1) He is at least 3x my age.
That's totally cool with me. Age is a number that is completely meaningless.

But there is another factor at play here
2) He is a father
And he doesn't just have 1 or 2 kids. He has 6.

Honestly, that fact literally makes me want to crawl up in a corner and die. Of course, knowing the person this man is, he would be absolutely alarmed if he knew that I was even mentioning suicide.

There are a couple factors that mitigate my wrongdoing, possibly.

1) He is not monogamous and therefore I am not the only young guy he's been with

And
2) He invited me over

I don't blame this guy. He simply has a ton of love in his heart. I blame myself and I am going to have to live with this for the rest of my life.


My partner is also a man who has six children and now nine grandchildren.... He made a mistake in marrying early because he badly wanted children.... He realised too late (religious upbringing not allowing even the perspective or thought that he might be gay) and that was that. Some water has flowed under the bridge since then and we've been together ten years. We are of similar ages, however.

Don't blame your partner for being neither monogamous (How can he be, since he's probably gay but needs to behave as a straight family man?) nor out. He's cornered himself into a very hetero sexual life which must be very difficult to extricate himself from. He, like so many others, have probably come to a late understanding of who he is and what he needs to maintain his sanity. Unfortunately his early bad choices have imprisoned him for a lifetime. The older the man, the more difficult it is for them to see a way out.

My partner is not the only man I know who has had that many children. We've made friends with another man who had 7 children, all of whom he loves, and who was miserable because he was gay. He thought each child would make him straighter, and it didn't work.

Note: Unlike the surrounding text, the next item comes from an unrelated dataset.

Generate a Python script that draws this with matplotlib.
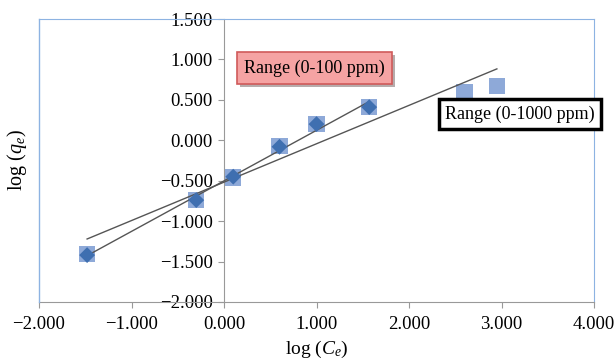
import numpy as np
import matplotlib
matplotlib.use("Agg")
import matplotlib.pyplot as plt
from matplotlib.ticker import FuncFormatter, MultipleLocator
from matplotlib.lines import Line2D
import matplotlib.patheffects as pe

plt.rcParams['font.family'] = ['Liberation Serif', 'DejaVu Serif']
plt.rcParams['mathtext.fontset'] = 'custom'
plt.rcParams['mathtext.rm'] = 'Liberation Serif'
plt.rcParams['mathtext.it'] = 'Liberation Serif:italic'

# Data (0-1000 ppm: all points; 0-100 ppm: first six)
log_ce_all = [-1.48, -0.30, 0.10, 0.60, 1.00, 1.57, 2.60, 2.95]
log_qe_all = [-1.41, -0.74, -0.46, -0.07, 0.20, 0.41, 0.60, 0.67]
log_ce_low = [-1.48, -0.30, 0.10, 0.60, 1.00, 1.57]
log_qe_low = [-1.42, -0.74, -0.45, -0.08, 0.20, 0.41]

fig = plt.figure(figsize=(6.16, 3.61), dpi=100)
ax = fig.add_axes([39/616, 1-302/361, (594-39)/616, (302-19)/361])
ax.set_xlim(-2, 4)
ax.set_ylim(-2, 1.5)

# trendlines
xa = np.array(log_ce_all); ya = np.array(log_qe_all)
pa = np.polyfit(xa, ya, 1)
xl = np.array(log_ce_low); yl = np.array(log_qe_low)
pl = np.polyfit(xl, yl, 1)
ax.plot([xa.min(), xa.max()], np.polyval(pa, [xa.min(), xa.max()]), color='#555555', lw=1.0, zorder=4)
ax.plot([xl.min(), xl.max()], np.polyval(pl, [xl.min(), xl.max()]), color='#555555', lw=1.0, zorder=4)

ax.scatter(log_ce_all, log_qe_all, marker='s', s=135, color='#8EA9D8', edgecolors='none', zorder=3)
ax.scatter(log_ce_low, log_qe_low, marker='D', s=65, color='#3F6FB0', edgecolors='none', zorder=5)

fmt = FuncFormatter(lambda v, p: f"{v:.3f}".replace('-', '\u2212'))
ax.xaxis.set_major_locator(MultipleLocator(1))
ax.yaxis.set_major_locator(MultipleLocator(0.5))
ax.xaxis.set_major_formatter(fmt)
ax.yaxis.set_major_formatter(fmt)

ax.spines['left'].set_position(('data', 0))
ax.spines['left'].set_color('#999999')
ax.spines['bottom'].set_color('#999999')
for s in ['top', 'right']:
    ax.spines[s].set_color('#8DB3E2')
ax.add_line(Line2D([0, 0], [0, 1], transform=ax.transAxes, color='#8DB3E2', lw=1.0, zorder=6, clip_on=False))

ax.tick_params(axis='both', direction='out', length=4, color='#999999', labelsize=13.5)
ax.tick_params(axis='x', pad=6)
ax.tick_params(axis='y', pad=4)

ax.set_xlabel(r'log ($\mathit{C}_e$)', fontsize=14, labelpad=4)
fig.text(17/616, 1-160/361, r'log ($\mathit{q}_e$)', rotation=90, fontsize=14.5, ha='center', va='center')

t1 = ax.text(0.22, 0.89, 'Range (0-100 ppm)', fontsize=13, ha='left', va='center', zorder=7,
             bbox=dict(boxstyle='square,pad=0.4', fc='#F5A3A3', ec='#D05A5A', lw=1.2))
t1.get_bbox_patch().set_path_effects([pe.SimplePatchShadow(offset=(2, -2), alpha=0.4), pe.Normal()])
ax.text(2.39, 0.32, 'Range (0-1000 ppm)', fontsize=13, ha='left', va='center', zorder=7,
        bbox=dict(boxstyle='square,pad=0.35', fc='white', ec='black', lw=2.5), clip_on=False)

fig.savefig('out.png', dpi=100)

The only thing you could do is to find yourself a boyfriend or partner that will be devoted to you and just to you, if that's what you're looking for, or help your 6-kid man to free himself from his current situation, maybe? But that will be hard to do, whatever decisions you both make.

Finally, don't do the unthinkable, because this is a lesson for you to learn from, not a lesson that should end in anyone dying. Take care of yourself. Get tested and come back with some clean results. Just don't do anything sexual with him without the adequate protection, if your sex play requires it. And remember that every cloud does have a silver lining.